The beginner trap: Bottling this wine too early; it tastes thin and unremarkable under one year old, and two years is genuinely where it starts to shine.

Ingredients

  • 1 quart chickweed (whole plant, roots removed), fresh
  • 2½ lbs granulated sugar
  • 1 orange (zest peeled thin, juice reserved)
  • 1 lemon (zest peeled thin, juice reserved)
  • 1 tsp yeast nutrient
  • Water to make 1 gallon
  • 1 packet wine yeast (Lalvin 71B or EC-1118 work well)

Method

  1. Wash the chickweed thoroughly, then use a vegetable peeler to remove just the colored outer peel from both the orange and lemon — avoid the white pith, which adds bitterness.
  2. Bring 1 gallon of water to a full boil.
  3. Place the chickweed and citrus peels together in your primary fermenter, then pour the boiling water over them.
  4. Let the mixture cool to room temperature, then strain out and discard the solids.
  5. Stir in the sugar and the reserved citrus juice until the sugar fully dissolves.
  6. Add the yeast nutrient, then sprinkle in your wine yeast.
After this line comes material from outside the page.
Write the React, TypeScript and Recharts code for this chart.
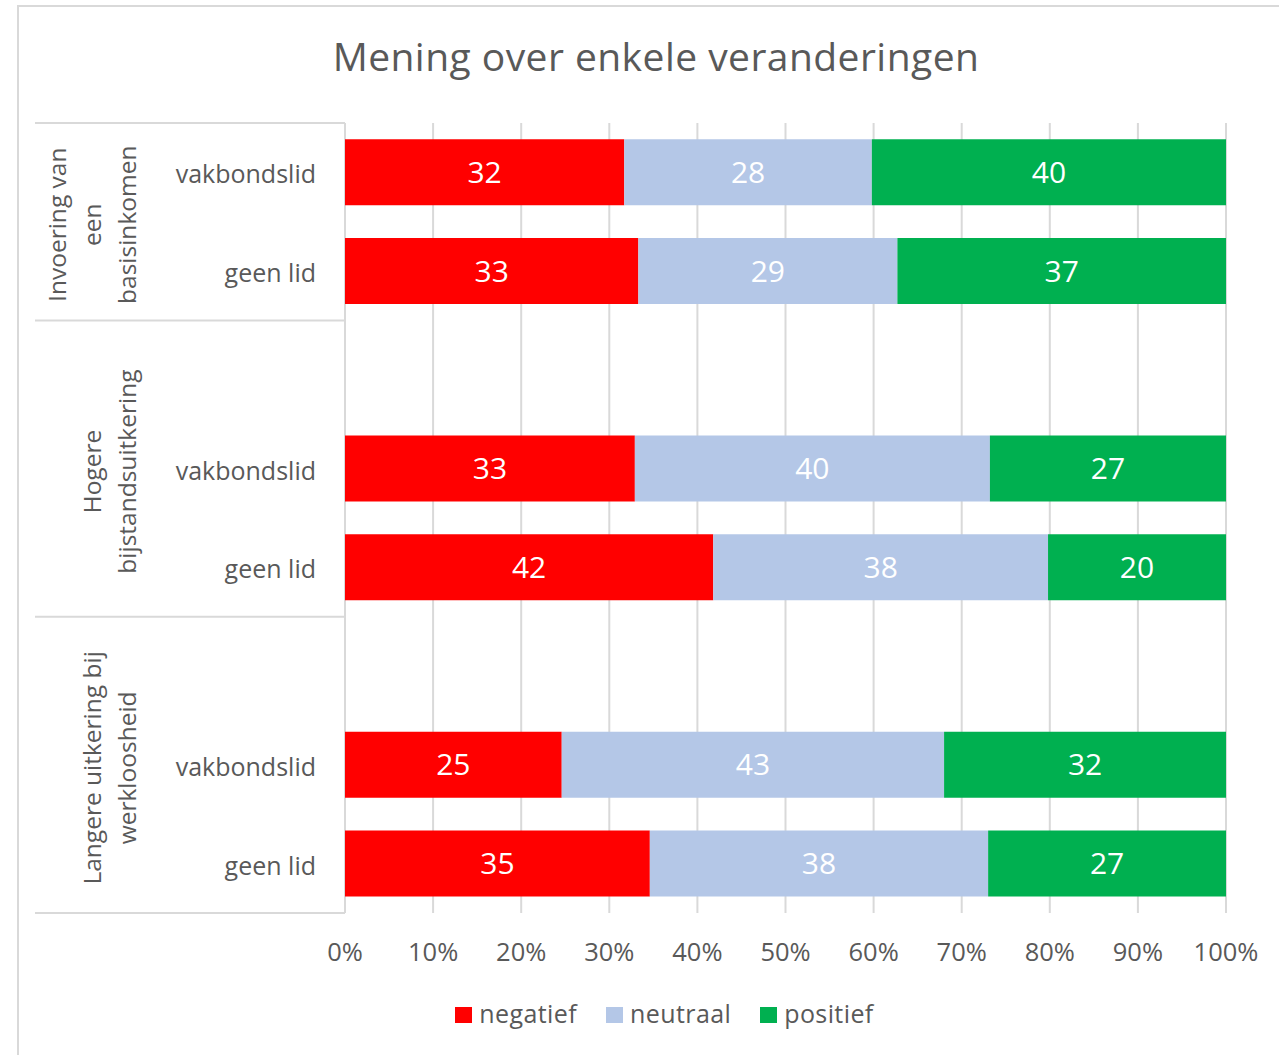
import React from 'react';
import { BarChart, Bar, XAxis, YAxis, CartesianGrid, LabelList, Legend } from 'recharts';

// ---- data ----
const title = 'Mening over enkele veranderingen';
const rowKeys = ['r0', 'r1', 'r2', 'r3', 'r4', 'r5', 'r6', 'r7'];
const subLabels = ['vakbondslid', 'geen lid', '', 'vakbondslid', 'geen lid', '', 'vakbondslid', 'geen lid'];
const rowGroup = [0, 0, 1, 1, 1, 2, 2, 2];
const groupLabels = [
  ['Invoering van', 'een', 'basisinkomen'],
  ['Hogere', 'bijstandsuitkering'],
  ['Langere uitkering bij', 'werkloosheid'],
];
const negatief = [31.7, 33.3, null, 32.9, 41.8, null, 24.6, 34.6];
const neutraal = [28.1, 29.4, null, 40.3, 38.0, null, 43.4, 38.4];
const positief = [40.2, 37.3, null, 26.8, 20.2, null, 32.0, 27.0];
const xTicks = [0, 10, 20, 30, 40, 50, 60, 70, 80, 90, 100];
const seriesNames = ['negatief', 'neutraal', 'positief'];
const seriesColors = ['#FF0000', '#B4C7E7', '#00B050'];

const data = rowKeys.map((k, i) => ({
  key: k,
  negatief: negatief[i],
  neutraal: neutraal[i],
  positief: positief[i],
}));

// ---- layout ----
const W = 1279;
const H = 1055;
const M = { top: 123, right: 53, bottom: 82, left: 35 };
const X_AXIS_H = 60;
const Y_AXIS_W = 310;
const PLOT_H = H - M.top - M.bottom - X_AXIS_H;
const BAND = PLOT_H / rowKeys.length;
const AXIS_X = M.left + Y_AXIS_W;
const GROUP_LAST_LINE_X = 130;
const GROUP_LINE_GAP = 35;
const GRAY = '#595959';
const GRID = '#d9d9d9';

function YTick(props: any) {
  const { x, y, payload } = props;
  const i = rowKeys.indexOf(payload.value);
  const g = rowGroup[i];
  const first = rowGroup.indexOf(g);
  const last = rowGroup.lastIndexOf(g);
  const parts: any[] = [];
  parts.push(
    <text key="sub" x={x} y={y} dy={11} textAnchor="end" fontSize={25} fill={GRAY}>
      {subLabels[i]}
    </text>
  );
  if (i === first) {
    parts.push(
      <line key="sepTop" x1={M.left} x2={AXIS_X} y1={y - BAND / 2} y2={y - BAND / 2} stroke={GRID} strokeWidth={2} />
    );
    const cy = y + ((last - first) * BAND) / 2;
    const lines = groupLabels[g];
    lines.forEach((ln, j) => {
      const lx = GROUP_LAST_LINE_X - (lines.length - 1 - j) * GROUP_LINE_GAP;
      parts.push(
        <text
          key={'g' + j}
          transform={`translate(${lx}, ${cy + 3}) rotate(-90)`}
          textAnchor="middle"
          dy="0.25em"
          fontSize={24.5}
          fill={GRAY}
        >
          {ln}
        </text>
      );
    });
  }
  if (i === rowKeys.length - 1) {
    parts.push(
      <line key="sepBot" x1={M.left} x2={AXIS_X} y1={y + BAND / 2} y2={y + BAND / 2} stroke={GRID} strokeWidth={2} />
    );
  }
  return <g>{parts}</g>;
}

const fmt = (v: any) => (v == null ? '' : String(Math.round(Number(v))));

const renderLegend = () => (
  <div
    style={{
      display: 'flex',
      justifyContent: 'center',
      alignItems: 'center',
      fontSize: 25,
      lineHeight: '25px',
      color: GRAY,
      letterSpacing: 0.4,
      fontFamily: '"Open Sans", sans-serif',
    }}
  >
    {seriesNames.map((n, i) => (
      <div key={n} style={{ display: 'flex', alignItems: 'center', marginRight: i < seriesNames.length - 1 ? 29 : 0 }}>
        <span
          style={{
            display: 'inline-block',
            width: 17,
            height: 16,
            background: seriesColors[i],
            marginRight: 7,
            marginTop: 3,
          }}
        />
        <span>{n}</span>
      </div>
    ))}
  </div>
);

export default function App() {
  return (
    <div
      style={{
        position: 'absolute',
        left: 0,
        top: 0,
        width: W,
        height: H,
        overflow: 'hidden',
        background: '#fff',
        fontFamily: '"Open Sans", sans-serif',
      }}
    >
      <div
        style={{
          position: 'absolute',
          left: 17,
          top: 5,
          width: W + 20,
          height: H + 20,
          borderLeft: `2px solid ${GRID}`,
          borderTop: `2px solid ${GRID}`,
        }}
      />
      <div style={{ position: 'absolute', left: 0, top: 0 }}>
        <BarChart
          width={W}
          height={H}
          data={data}
          layout="vertical"
          margin={M}
          barCategoryGap="16.5%"
        >
          <CartesianGrid horizontal={false} vertical={true} stroke={GRID} strokeWidth={2} />
          <XAxis
            type="number"
            domain={[0, 100]}
            ticks={xTicks}
            interval={0}
            height={X_AXIS_H}
            axisLine={false}
            tickLine={false}
            tickSize={0}
            tickMargin={30}
            tickFormatter={(v: number) => `${v}%`}
            tick={{ fontSize: 25.5, fill: GRAY }}
          />
          <YAxis
            type="category"
            dataKey="key"
            width={Y_AXIS_W}
            interval={0}
            axisLine={false}
            tickLine={false}
            tickSize={0}
            tickMargin={29}
            tick={<YTick />}
          />
          <Legend
            layout="horizontal"
            verticalAlign="middle"
            align="center"
            content={renderLegend}
            wrapperStyle={{ top: 1001, left: 48, width: 1233 }}
          />
          {seriesNames.map((s, i) => (
            <Bar key={s} dataKey={s} name={s} stackId="a" fill={seriesColors[i]} isAnimationActive={false}>
              <LabelList dataKey={s} position="center" fill="#ffffff" fontSize={30} formatter={fmt} />
            </Bar>
          ))}
        </BarChart>
      </div>
      <div
        style={{
          position: 'absolute',
          left: 18,
          top: 36,
          width: 1276,
          textAlign: 'center',
          fontSize: 39,
          lineHeight: '39px',
          letterSpacing: 0.45,
          color: GRAY,
        }}
      >
        {title}
      </div>
    </div>
  );
}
Cover the fermenter with a clean cloth and secure it.
  7. Ferment at room temperature for 7 days, stirring once daily.
  8. Transfer the liquid to a sanitized secondary fermenter (a 1-gallon glass jug works perfectly) and fit an airlock.
  9. Rack into a fresh sanitized vessel every 30 days until the wine clears completely and drops no new sediment over a full 30-day period.
  10. Stabilize with ½ tsp potassium sorbate, sweeten to taste if desired, then rack into bottles and seal.

Why this works

Chickweed on its own carries very little sugar, acid, or tannin — it’s essentially flavored water. That’s why the citrus plays a structural role here, not just a flavor one. The zest contributes aromatic compounds and a small amount of pectin, while the juice supplies tartaric and citric acids that give the wine enough backbone to age. Boiling water extracts the plant’s water-soluble flavor compounds quickly and also sanitizes the must before fermentation begins. During the long aging process, harsh alcohol esters slowly break down and integrate, transforming what initially tastes sharp and green into something noticeably smoother and more complex.

Notes

If you can’t find chickweed in the wild, this recipe doesn’t translate easily to store-bought substitutes — foraging or growing your own is really the only path here. Make sure you are 100% confident in your plant identification before harvesting; collect from areas not treated with pesticides or herbicides. If your finished wine tastes flat after stabilizing, a small addition of acid blend (¼ tsp at a time) can brighten it considerably.